2.5.2 – Sistema Braille

O sistema braile é a principal ferramenta de leitura e escrita da pessoa cega. Baseia-se na combinação de 63 pontos obtidos na organização dos seis pontos básicos, organizados em duas colunas de três pontos. Essas combinações representam as letras do alfabeto, os números, pontos, entre outros símbolos. Exige uma boa coordenação motora e dificulta a correção de erros.


2.5.3 – Atividades e Avaliação

Os alunos deficientes visuais podem e devem participar das atividades que devem ser adaptadas, quando necessárias. As adaptações podem ser de várias formas, desde descrição oral a confecção de materiais. Além disso, a avaliação também deve ser adaptada, através de exercícios orais, conversão para o braile, utilização de computadores, etc.


2.6 – Recursos Didáticos

A utilização de matérias que sejam mais agradáveis no ensino não deve ser uma questão resumida à educação especial. Que criança não gosta de aprender se divertindo? Aprender deve ser prazeroso. Utilizar jogos e recursos lúdicos é fundamental para despertar o interesse dos alunos, afinal “recursos tecnológicos, equipamentos e jogos pedagógicos contribuem para que as situações de aprendizagem sejam mais agradáveis e motivadoras em um ambiente de cooperação e reconhecimento das diferenças.” (MEC, 2007, p. 26).

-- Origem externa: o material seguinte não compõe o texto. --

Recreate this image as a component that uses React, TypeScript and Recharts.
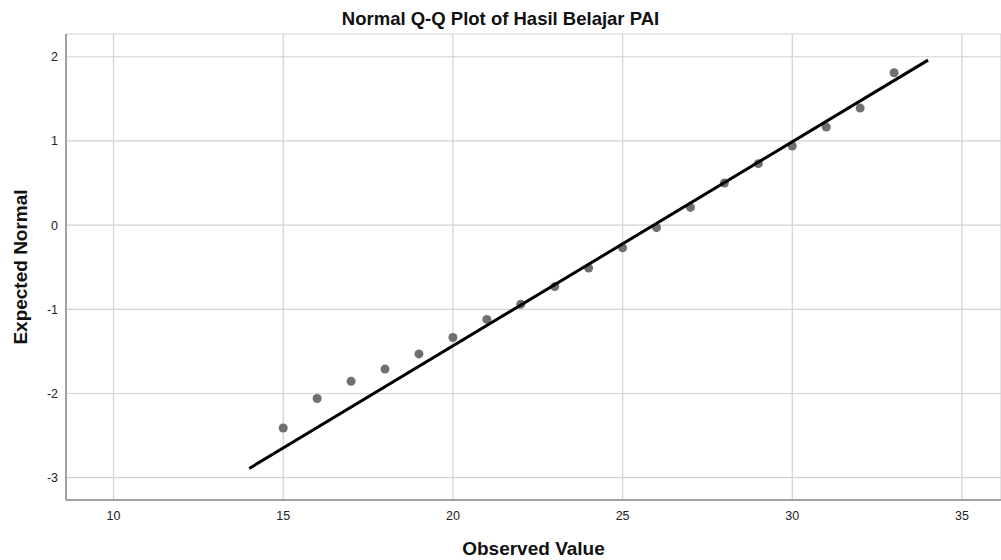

Os recursos a serem manuseados pelos deficientes visuais devem ser pensados de forma que explorem os outros sentidos, não descartando a visão no caso de alunos com baixa visão.
Objetos pequenos devem ser ampliados, os grandes diminuídos. Mapas devem ser feitos em relevo. A adequação desses recursos, contudo, não deve fugir do realismo, mas considerar os detalhes e dimensões.


3 – NOTAS CONCLUSIVAS

1ª Nota - A Escola Inclusiva deve compreender seu caráter inclusivo não apenas no sentido de receber estudantes com deficiência visual, mas sim por ser uma escola que se mostra aberta e disposta a programar e implantar condições pedagógicas, didáticas, ambientais, curriculares, etc, para acolher e acompanhar o educando com deficiência visual em seu processo ensino/aprendizagem.

2ª Nota - A Escola Inclusiva deve ir muito além da aceitação da presença física do educando com deficiência visual dentro das salas de aula, ou seja, é imprescindível a produção de metodologias pedagógicas específicas que garantam a permanência e o sucesso no processo ensino/aprendizagem desses educandos. Sendo assim, a Escola Inclusiva irá estimular no educando com deficiência visual um sentimento de reconhecimento como ser humano e de pertencimento.

3ª Nota - A Escola Inclusiva deve de forma intransigente combater ações preconceituosas ou discriminatórias, promovendo uma comunidade escolar solidária baseada no respeito e valorização do ser humano indo muito além dos muros da escola, assim, construindo uma instituição escolar inclusiva irá como consequência atingir o objetivo principal: uma educação plena e para todos, ou seja, uma educação que afeta direta e indiretamente todos os atores da comunidade escolar, independente de seu sexo, cor, religião, origem, condição física, social ou intelectual. Além disso, a Escola Inclusiva deve pensar em estimular o desejo de participação nos seus membros para que estes em conjunto discutam, deliberem e decidam em busca de “mudanças” ou “transformações” metodológicas e organizacionais no território escolar.

4ª Nota - Na Escola Inclusiva o professor da classe comum não só pode como deve ajudar o professor especializado, informando a cerca do desenvolvimento do educando com deficiência visual na sala de aula, ou seja, como esse se relaciona no coletivo com os colegas, como age diante dos conteúdos e das atividades, e como esse se comporta positiva ou negativamente frente às metodologias pedagógicas aplicadas.

5ª Nota - A avaliação deve ser transformada em um processo de aprendizagem, portanto, a avaliação deve ter caráter processual, atentando ao crescimento intelectual e cognitivo do educando com deficiência visual ao invés de considerar e inferir o resultado final (o quanto se aprendeu).


4 – BIBLIOGRAFIA


BRASIL. 1996. Lei de Diretrizes e Bases da Educação Nacional. Lei n. 9394, de 20 de dezembro, Brasília, DF.

BRASIL, Ministério da Educação. Secretaria de Educação Especial. Atendimento Educacional Especializado: deficiência visual. Brasília: SEESP/MEC, 2007.

NUNES, Sylvia e LOMÔNACO, José Fernando Bitencourt. O Aluno Cego: Preconceitos e Potencialidades. In: Revista Semestral da Associação Brasileira de Psicologia Escolar e Educacional, SP. Volume 14, Número 1, Janeiro/Junho de 2010: P. 55-64.

UNESCO. Declaração de Salamanca e linha de ação sobre necessidades educativas especiais. Brasília, CORDE, 1994.

VIGOTSKI, L. S. A defectologia e o estudo do desenvolvimento e da educação da criança anormal. Educ. Pesqui., São Paulo, v. 37, n. 4, dez., 2015.